According to the reports of those in attendance at OTAs, Pittsburgh Steelers rookie first-round draft pick Devin Bush, the inside linebacker out of Michigan that the team traded up 10 spots for to draft 10th overall, spent a good portion of the first week of practices lining up with the first-team defense. He even took his turn calling the defense.
Starting and calling the defense is nothing new to him, of course. That’s the life he knew at Michigan under Jim Harbaugh. It’s almost certainly nothing but a matter of time before he continues that way of life with the Steelers under Mike Tomlin. The question is simply how much time it will take. It might be none at all.

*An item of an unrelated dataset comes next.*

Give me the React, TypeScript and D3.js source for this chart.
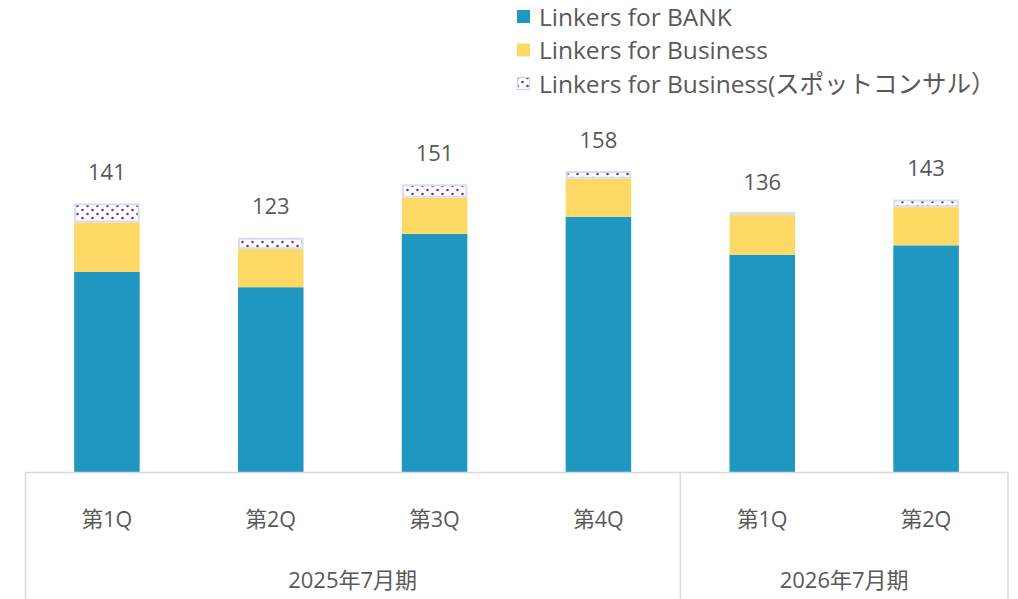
import React from "react";
import * as d3 from "d3";

const quarters = ["第1Q", "第2Q", "第3Q", "第4Q", "第1Q", "第2Q"];
const periods = ["2025年7月期", "2025年7月期", "2025年7月期", "2025年7月期", "2026年7月期", "2026年7月期"];
const bankValues = [105, 97, 125, 134, 114, 119];
const businessValues = [26, 20, 19, 20, 21, 20];
const spotValues = [10, 6, 7, 4, 1.5, 4];
const totals = [141, 123, 151, 158, 136, 143];
const seriesNames = ["Linkers for BANK", "Linkers for Business", "Linkers for Business(スポットコンサル）"];

const W = 1018;
const H = 599;
const BLUE = "#1F97C1";
const YELLOW = "#FFD966";
const TEXT = "#595959";
const GRID = "#D9D9D9";
const FONT = "'Open Sans', 'Noto Sans CJK JP', sans-serif";

export default function App() {
  const x = d3.scaleBand<number>().domain(d3.range(quarters.length)).range([25, 1008]).paddingInner(0.6).paddingOuter(0.3);
  const y = d3.scaleLinear().domain([0, 160]).range([472, 167.2]);
  const bw = x.bandwidth();
  const step = x.step();

  const stack = quarters.map((_, i) => {
    const b0 = 0, b1 = bankValues[i];
    const u1 = b1 + businessValues[i];
    const s1 = u1 + spotValues[i];
    return { b0, b1, u1, s1 };
  });

  const groups: { label: string; start: number; end: number }[] = [];
  periods.forEach((p, i) => {
    const last = groups[groups.length - 1];
    if (last && last.label === p) last.end = i;
    else groups.push({ label: p, start: i, end: i });
  });
  const bandLeft = (i: number) => (x(i) as number) + bw / 2 - step / 2;
  const bandRight = (i: number) => (x(i) as number) + bw / 2 + step / 2;

  return (
    <svg width={W} height={H} style={{ position: "absolute", left: 0, top: 0, background: "#fff" }} fontFamily={FONT}>
      <defs>
        <pattern id="dots" width="10" height="8" patternUnits="userSpaceOnUse">
          <rect width="10" height="8" fill="#fff" />
          <circle cx="2.5" cy="2" r="1.3" fill="#7030A0" />
          <circle cx="7.5" cy="6" r="1.3" fill="#7030A0" />
        </pattern>
      </defs>

      {/* legend */}
      {seriesNames.map((n, i) => {
        const ly = 17 + i * 33.5;
        return (
          <g key={n}>
            {i === 0 && <rect x={517} y={ly - 7} width={13} height={13} fill={BLUE} />}
            {i === 1 && <rect x={517} y={ly - 7} width={13} height={13} fill={YELLOW} />}
            {i === 2 && <rect x={517.5} y={ly - 6.5} width={12} height={12} fill="url(#dots)" stroke="#C9D3EA" strokeWidth={1} />}
            <text x={539} y={ly} dy="0.35em" fontSize={24.5} fill={TEXT}>{n}</text>
          </g>
        );
      })}

      {/* bars */}
      {stack.map((s, i) => {
        const bx = x(i) as number;
        const sh = y(s.u1) - y(s.s1);
        return (
          <g key={i}>
            <rect x={bx} y={y(s.b1)} width={bw} height={y(s.b0) - y(s.b1)} fill={BLUE} />
            <rect x={bx} y={y(s.u1)} width={bw} height={y(s.b1) - y(s.u1)} fill={YELLOW} />
            {sh > 4 ? (
              <rect x={bx + 1} y={y(s.s1) + 1} width={bw - 2} height={sh - 2} fill="url(#dots)" stroke="#D6DEF0" strokeWidth={2} />
            ) : (
              <rect x={bx} y={y(s.s1)} width={bw} height={sh} fill="#D6DEF0" />
            )}
            <text x={bx + bw / 2} y={y(totals[i]) - 31} dy="0.35em" textAnchor="middle" fontSize={22} fill={TEXT}>{totals[i]}</text>
          </g>
        );
      })}

      {/* axis */}
      <line x1={25} x2={1008} y1={472.5} y2={472.5} stroke={GRID} strokeWidth={1.5} />
      <line x1={25.5} x2={25.5} y1={472} y2={H} stroke={GRID} strokeWidth={1.5} />
      {groups.map((g) => (
        <line key={g.label + "r"} x1={bandRight(g.end)} x2={bandRight(g.end)} y1={472} y2={H} stroke={GRID} strokeWidth={1.5} />
      ))}
      {quarters.map((q, i) => (
        <text key={i} x={(x(i) as number) + bw / 2} y={519} dy="0.35em" textAnchor="middle" fontSize={21.5} fill={TEXT}>{q}</text>
      ))}
      {groups.map((g) => (
        <text key={g.label} x={(bandLeft(g.start) + bandRight(g.end)) / 2} y={580} dy="0.35em" textAnchor="middle" fontSize={22} fill={TEXT}>{g.label}</text>
      ))}
    </svg>
  );
}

Bush could start without the responsibility of being the one to wear the green dot, but it’s easy to get the sense that it’s something he wants to do, the way that Ryan Shazier also wanted to embrace that responsibility as soon as he was able to and the coaches would allow for it.
In Bush’s favor is the fact that he is a second-generation football player who can lean on the wisdom of his father. In his favor is the fact that he knows how to call plays. In his favor is the fact that he is already familiar with quite a bit of the Steelers’ defensive playbook—once he’s able to translate it.
The same concepts go by different names from what he knew. That’s what he’s learning now. And it’s a task that he embraces. “As long as you put your head in the playbook a couple minutes a day, start memorizing stuff and come out here and rep it, you start getting better and better”, he told the team’s website.
He was already calling the defense during rookie minicamp, though of course somebody has to call the defense, and the reality is that the majority of those participating in a rookie minicamp are going to be people who have no NFL experience whatsoever, so it might as well be the high first-round pick doing it.
To immediately graduate to getting the opportunity to do some of the play-calling with the first-string defense weeks later with the start of OTAs, however, is not insignificant. And we know that he did this. Cameron Heyward even talked about the team joking about him needing to get more bass in his voice.
Bush’s study habits are something that was already documented during his college career, so I think it’s safe to say he’ll stand a fairly good chance of being up to speed with the playbook, and with the ability to communicate it from the sideline to the field, by the time the regular season begins. If not, the team has alternatives, but the role will be his sooner or later.